WHAT IS REQUIRED |
Repeat the material verbatim. Images are excluded from the copy.

═════ DATA SHOWN

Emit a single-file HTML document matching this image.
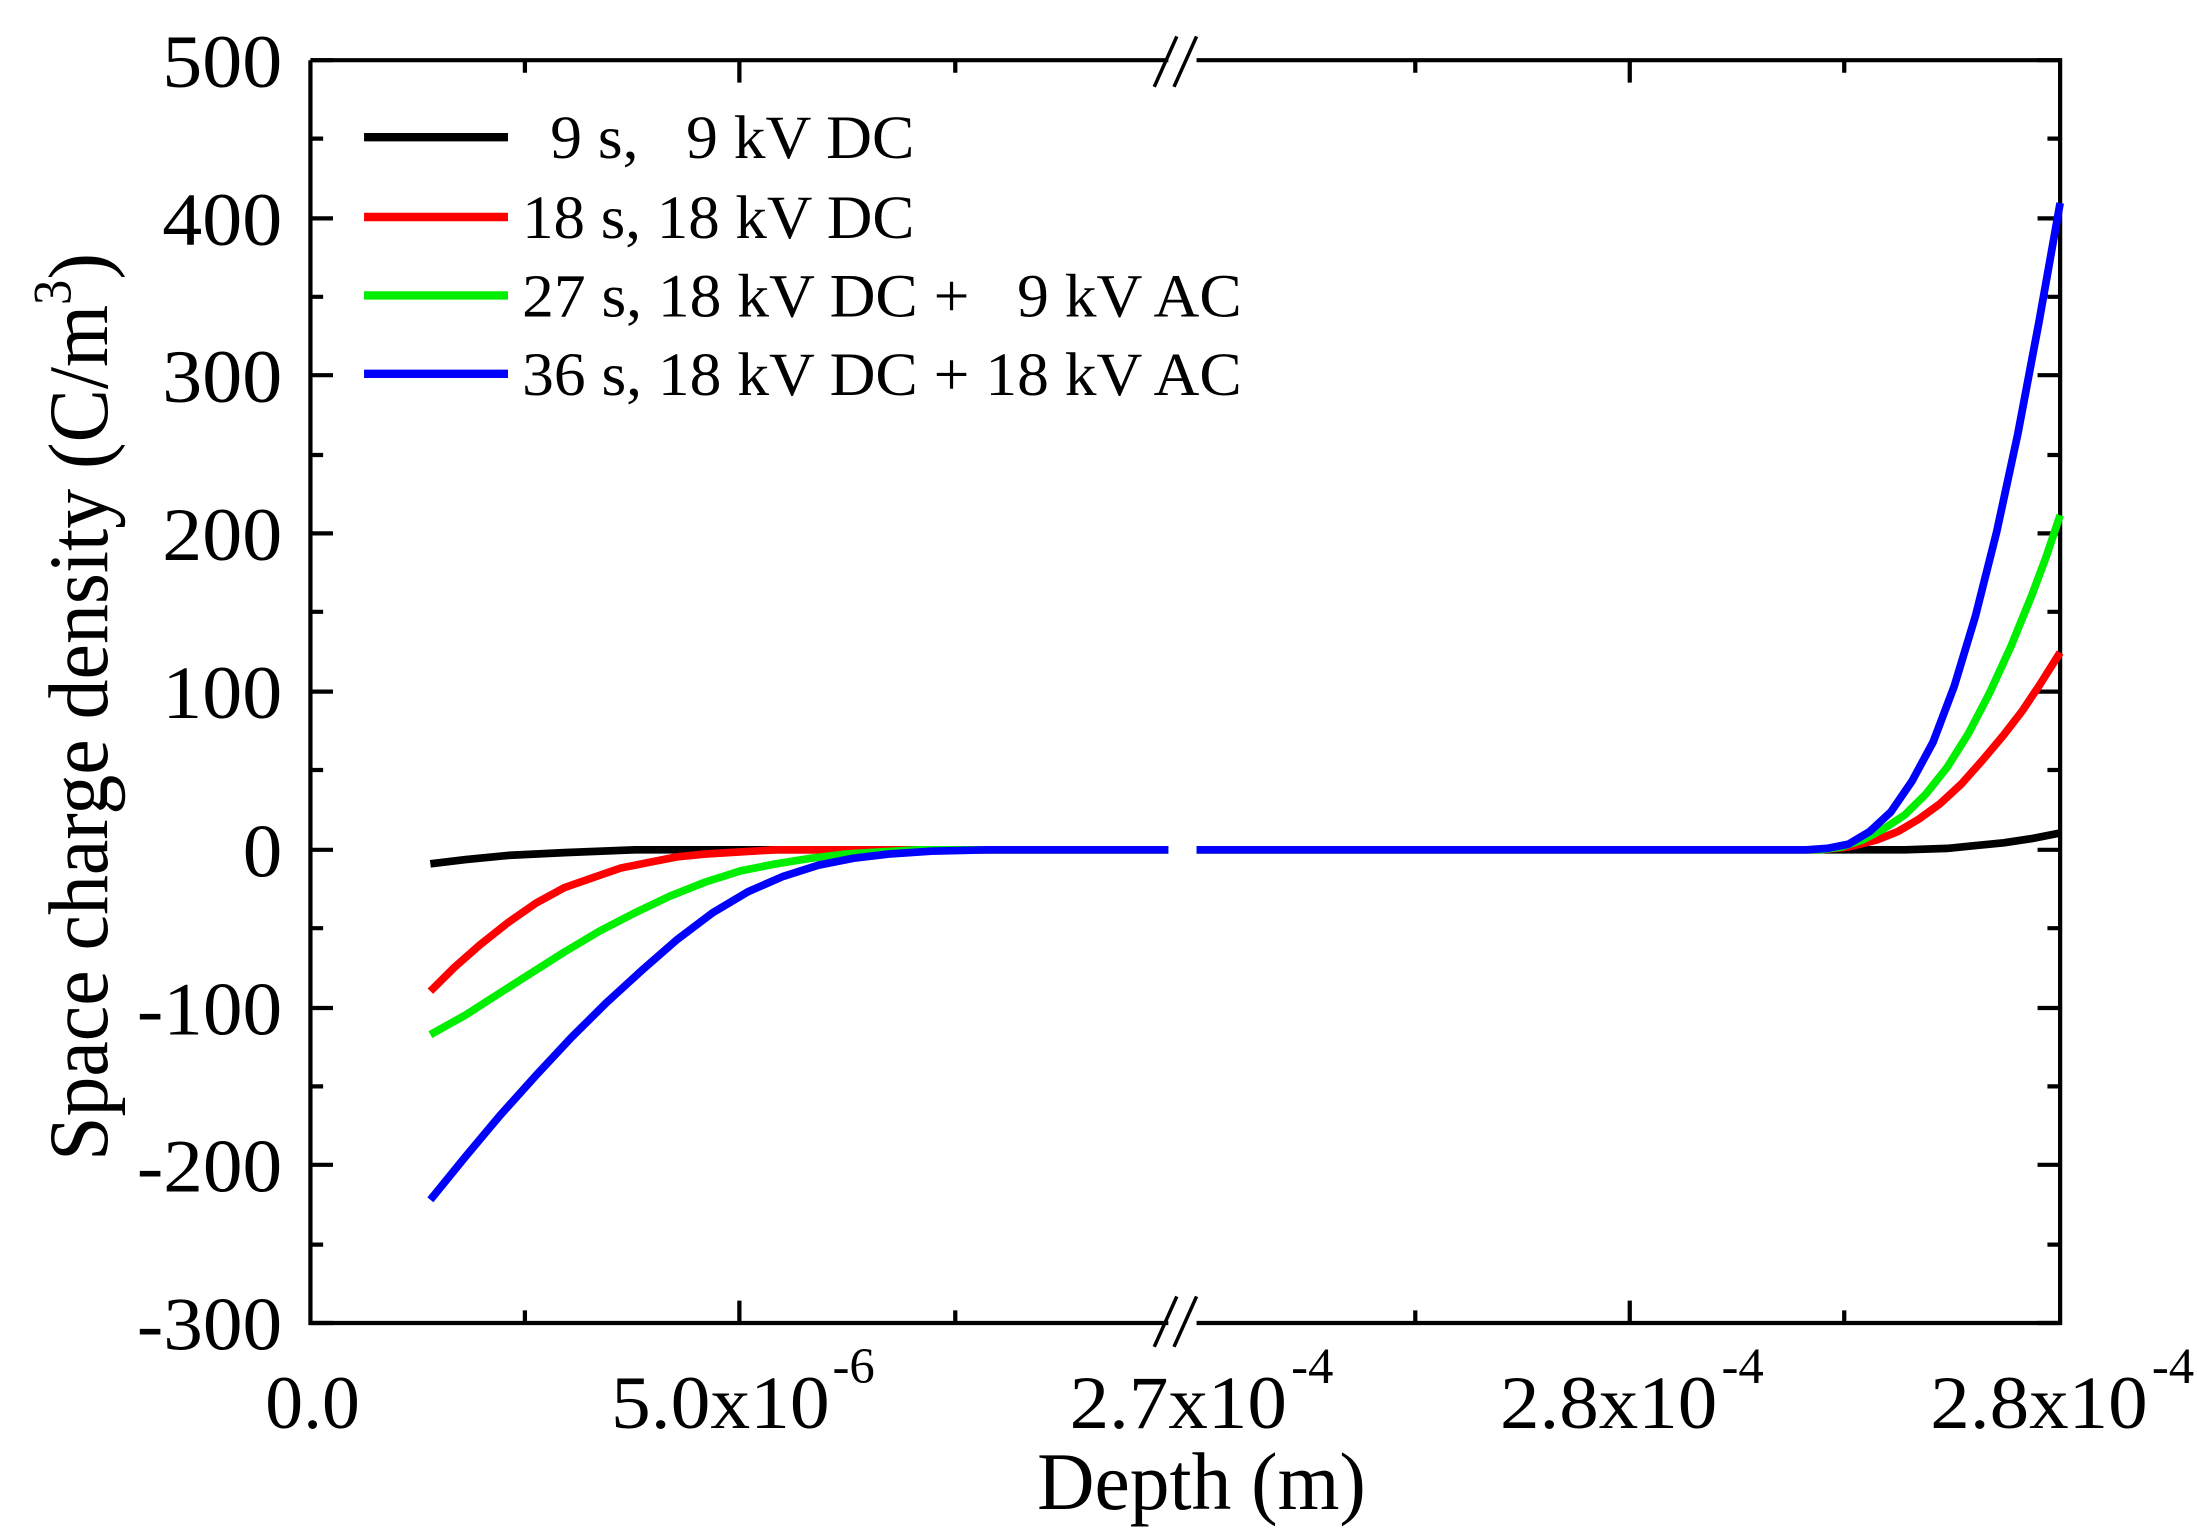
<!DOCTYPE html>
<html><head><meta charset="utf-8"><style>
html,body{margin:0;padding:0;background:#fff;}
svg{display:block;}
text{font-family:"Liberation Serif",serif;fill:#000;}
</style></head><body>
<svg width="2197" height="1540" viewBox="0 0 1557 1100" preserveAspectRatio="none" xmlns="http://www.w3.org/2000/svg">
<rect width="1557" height="1100" fill="#fff"/>
<g stroke="#000" stroke-width="3" fill="none">
<path d="M220,43 V945 H828 M848,945 H1460 V43 H848 M828,43 H220"/>
<path d="M220,43h16 M220,156h16 M220,268h16 M220,381h16 M220,494h16 M220,607h16 M220,720h16 M220,832h16 M220,945h16
M220,99h9 M220,212h9 M220,325h9 M220,437h9 M220,550h9 M220,663h9 M220,776h9 M220,889h9
M1460,43h-16 M1460,156h-16 M1460,268h-16 M1460,381h-16 M1460,494h-16 M1460,607h-16 M1460,720h-16 M1460,832h-16 M1460,945h-16
M1460,99h-9 M1460,212h-9 M1460,325h-9 M1460,437h-9 M1460,550h-9 M1460,663h-9 M1460,776h-9 M1460,889h-9"/>
<path d="M524,945v-16 M1155,945v-16 M372,945v-9 M677,945v-9 M1003,945v-9 M1307,945v-9
M524,43v16 M1155,43v16 M372,43v9 M677,43v9 M1003,43v9 M1307,43v9"/>
<path d="M818,962 L834,926 M832,962 L848,926 M818,62 L834,26 M832,62 L848,26" stroke-width="2.5"/>
</g>
<g fill="none" stroke-width="5.5" stroke-linejoin="round" stroke-linecap="butt">
<polyline stroke="#000" points="305,617 330,614 360,611 400,609 450,607 500,607 828,607"/>
<polyline stroke="#000" points="848,607 1350,607 1380,606 1400,604 1420,602 1440,599 1460,595"/>
<polyline stroke="#ff0000" points="305,708 322,691 340,675 360,659 380,645 400,634 420,627 440,620 460,616 480,612 500,610 550,607 828,607"/>
<polyline stroke="#ff0000" points="848,607 1290,607 1310,605 1330,600 1345,594 1360,585 1375,574 1390,560 1405,543 1420,525 1433,508 1445,490 1460,466"/>
<polyline stroke="#00ee00" points="305,739 330,725 350,712 375,696 400,680 425,665 450,652 475,640 500,630 525,622 550,617 575,613 600,610 650,607 828,607"/>
<polyline stroke="#00ee00" points="848,607 1290,607 1305,605 1320,600 1335,592 1350,582 1365,567 1380,548 1395,524 1410,495 1425,462 1440,425 1450,398 1460,368"/>
<polyline stroke="#0000ff" points="305,857 330,826 355,796 380,768 405,741 430,716 455,693 480,671 505,652 530,637 555,626 580,618 605,613 630,610 660,608 700,607 828,607"/>
<polyline stroke="#0000ff" points="848,607 1280,607 1295,606 1310,603 1325,594 1340,580 1355,558 1370,530 1385,490 1400,440 1415,380 1430,310 1445,230 1460,145"/>
</g>
<g stroke-width="6">
<line x1="258" y1="98" x2="360" y2="98" stroke="#000"/>
<line x1="258" y1="155" x2="360" y2="155" stroke="#ff0000"/>
<line x1="258" y1="211" x2="360" y2="211" stroke="#00ee00"/>
<line x1="258" y1="267" x2="360" y2="267" stroke="#0000ff"/>
</g>
<g font-size="44" lengthAdjust="spacingAndGlyphs">
<text x="390" y="113" textLength="258" lengthAdjust="spacingAndGlyphs" xml:space="preserve">9 s,   9 kV DC</text>
<text x="370" y="170" textLength="278" lengthAdjust="spacingAndGlyphs">18 s, 18 kV DC</text>
<text x="370" y="226" textLength="510" lengthAdjust="spacingAndGlyphs" xml:space="preserve">27 s, 18 kV DC +   9 kV AC</text>
<text x="370" y="282" textLength="510" lengthAdjust="spacingAndGlyphs">36 s, 18 kV DC + 18 kV AC</text>
</g>
<g font-size="54">
<text x="115" y="62" textLength="85" lengthAdjust="spacingAndGlyphs">500</text>
<text x="115" y="175" textLength="85" lengthAdjust="spacingAndGlyphs">400</text>
<text x="115" y="287" textLength="85" lengthAdjust="spacingAndGlyphs">300</text>
<text x="115" y="400" textLength="85" lengthAdjust="spacingAndGlyphs">200</text>
<text x="115" y="513" textLength="85" lengthAdjust="spacingAndGlyphs">100</text>
<text x="172" y="626" textLength="28" lengthAdjust="spacingAndGlyphs">0</text>
<text x="97" y="739" textLength="103" lengthAdjust="spacingAndGlyphs">-100</text>
<text x="97" y="851" textLength="103" lengthAdjust="spacingAndGlyphs">-200</text>
<text x="97" y="964" textLength="103" lengthAdjust="spacingAndGlyphs">-300</text>
</g>
<g font-size="54">
<text x="188" y="1020" textLength="67" lengthAdjust="spacingAndGlyphs">0.0</text>
<text x="433" y="1020" textLength="155" lengthAdjust="spacingAndGlyphs">5.0x10</text><text x="590" y="988" font-size="36">-6</text>
<text x="758" y="1020" textLength="154" lengthAdjust="spacingAndGlyphs">2.7x10</text><text x="915" y="988" font-size="36">-4</text>
<text x="1063" y="1020" textLength="154" lengthAdjust="spacingAndGlyphs">2.8x10</text><text x="1220" y="988" font-size="36">-4</text>
<text x="1368" y="1020" textLength="154" lengthAdjust="spacingAndGlyphs">2.8x10</text><text x="1525" y="988" font-size="36">-4</text>
</g>
<text x="735" y="1078" font-size="58" textLength="233" lengthAdjust="spacingAndGlyphs">Depth (m)</text>
<g transform="translate(76,505) rotate(-90) scale(0.95,1)">
<text x="0" y="0" font-size="60" text-anchor="middle">Space charge density (C/m<tspan font-size="38" dy="-26">3</tspan><tspan dy="26">)</tspan></text>
</g>
</svg>
</body></html>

══════════

COMPLETE ANSWER |
Emit a single-file HTML document matching this image.
<!DOCTYPE html>
<html><head><meta charset="utf-8"><style>
html,body{margin:0;padding:0;background:#fff;}
svg{display:block;}
text{font-family:"Liberation Serif",serif;fill:#000;}
</style></head><body>
<svg width="2197" height="1540" viewBox="0 0 1557 1100" preserveAspectRatio="none" xmlns="http://www.w3.org/2000/svg">
<rect width="1557" height="1100" fill="#fff"/>
<g stroke="#000" stroke-width="3" fill="none">
<path d="M220,43 V945 H828 M848,945 H1460 V43 H848 M828,43 H220"/>
<path d="M220,43h16 M220,156h16 M220,268h16 M220,381h16 M220,494h16 M220,607h16 M220,720h16 M220,832h16 M220,945h16
M220,99h9 M220,212h9 M220,325h9 M220,437h9 M220,550h9 M220,663h9 M220,776h9 M220,889h9
M1460,43h-16 M1460,156h-16 M1460,268h-16 M1460,381h-16 M1460,494h-16 M1460,607h-16 M1460,720h-16 M1460,832h-16 M1460,945h-16
M1460,99h-9 M1460,212h-9 M1460,325h-9 M1460,437h-9 M1460,550h-9 M1460,663h-9 M1460,776h-9 M1460,889h-9"/>
<path d="M524,945v-16 M1155,945v-16 M372,945v-9 M677,945v-9 M1003,945v-9 M1307,945v-9
M524,43v16 M1155,43v16 M372,43v9 M677,43v9 M1003,43v9 M1307,43v9"/>
<path d="M818,962 L834,926 M832,962 L848,926 M818,62 L834,26 M832,62 L848,26" stroke-width="2.5"/>
</g>
<g fill="none" stroke-width="5.5" stroke-linejoin="round" stroke-linecap="butt">
<polyline stroke="#000" points="305,617 330,614 360,611 400,609 450,607 500,607 828,607"/>
<polyline stroke="#000" points="848,607 1350,607 1380,606 1400,604 1420,602 1440,599 1460,595"/>
<polyline stroke="#ff0000" points="305,708 322,691 340,675 360,659 380,645 400,634 420,627 440,620 460,616 480,612 500,610 550,607 828,607"/>
<polyline stroke="#ff0000" points="848,607 1290,607 1310,605 1330,600 1345,594 1360,585 1375,574 1390,560 1405,543 1420,525 1433,508 1445,490 1460,466"/>
<polyline stroke="#00ee00" points="305,739 330,725 350,712 375,696 400,680 425,665 450,652 475,640 500,630 525,622 550,617 575,613 600,610 650,607 828,607"/>
<polyline stroke="#00ee00" points="848,607 1290,607 1305,605 1320,600 1335,592 1350,582 1365,567 1380,548 1395,524 1410,495 1425,462 1440,425 1450,398 1460,368"/>
<polyline stroke="#0000ff" points="305,857 330,826 355,796 380,768 405,741 430,716 455,693 480,671 505,652 530,637 555,626 580,618 605,613 630,610 660,608 700,607 828,607"/>
<polyline stroke="#0000ff" points="848,607 1280,607 1295,606 1310,603 1325,594 1340,580 1355,558 1370,530 1385,490 1400,440 1415,380 1430,310 1445,230 1460,145"/>
</g>
<g stroke-width="6">
<line x1="258" y1="98" x2="360" y2="98" stroke="#000"/>
<line x1="258" y1="155" x2="360" y2="155" stroke="#ff0000"/>
<line x1="258" y1="211" x2="360" y2="211" stroke="#00ee00"/>
<line x1="258" y1="267" x2="360" y2="267" stroke="#0000ff"/>
</g>
<g font-size="44" lengthAdjust="spacingAndGlyphs">
<text x="390" y="113" textLength="258" lengthAdjust="spacingAndGlyphs" xml:space="preserve">9 s,   9 kV DC</text>
<text x="370" y="170" textLength="278" lengthAdjust="spacingAndGlyphs">18 s, 18 kV DC</text>
<text x="370" y="226" textLength="510" lengthAdjust="spacingAndGlyphs" xml:space="preserve">27 s, 18 kV DC +   9 kV AC</text>
<text x="370" y="282" textLength="510" lengthAdjust="spacingAndGlyphs">36 s, 18 kV DC + 18 kV AC</text>
</g>
<g font-size="54">
<text x="115" y="62" textLength="85" lengthAdjust="spacingAndGlyphs">500</text>
<text x="115" y="175" textLength="85" lengthAdjust="spacingAndGlyphs">400</text>
<text x="115" y="287" textLength="85" lengthAdjust="spacingAndGlyphs">300</text>
<text x="115" y="400" textLength="85" lengthAdjust="spacingAndGlyphs">200</text>
<text x="115" y="513" textLength="85" lengthAdjust="spacingAndGlyphs">100</text>
<text x="172" y="626" textLength="28" lengthAdjust="spacingAndGlyphs">0</text>
<text x="97" y="739" textLength="103" lengthAdjust="spacingAndGlyphs">-100</text>
<text x="97" y="851" textLength="103" lengthAdjust="spacingAndGlyphs">-200</text>
<text x="97" y="964" textLength="103" lengthAdjust="spacingAndGlyphs">-300</text>
</g>
<g font-size="54">
<text x="188" y="1020" textLength="67" lengthAdjust="spacingAndGlyphs">0.0</text>
<text x="433" y="1020" textLength="155" lengthAdjust="spacingAndGlyphs">5.0x10</text><text x="590" y="988" font-size="36">-6</text>
<text x="758" y="1020" textLength="154" lengthAdjust="spacingAndGlyphs">2.7x10</text><text x="915" y="988" font-size="36">-4</text>
<text x="1063" y="1020" textLength="154" lengthAdjust="spacingAndGlyphs">2.8x10</text><text x="1220" y="988" font-size="36">-4</text>
<text x="1368" y="1020" textLength="154" lengthAdjust="spacingAndGlyphs">2.8x10</text><text x="1525" y="988" font-size="36">-4</text>
</g>
<text x="735" y="1078" font-size="58" textLength="233" lengthAdjust="spacingAndGlyphs">Depth (m)</text>
<g transform="translate(76,505) rotate(-90) scale(0.95,1)">
<text x="0" y="0" font-size="60" text-anchor="middle">Space charge density (C/m<tspan font-size="38" dy="-26">3</tspan><tspan dy="26">)</tspan></text>
</g>
</svg>
</body></html>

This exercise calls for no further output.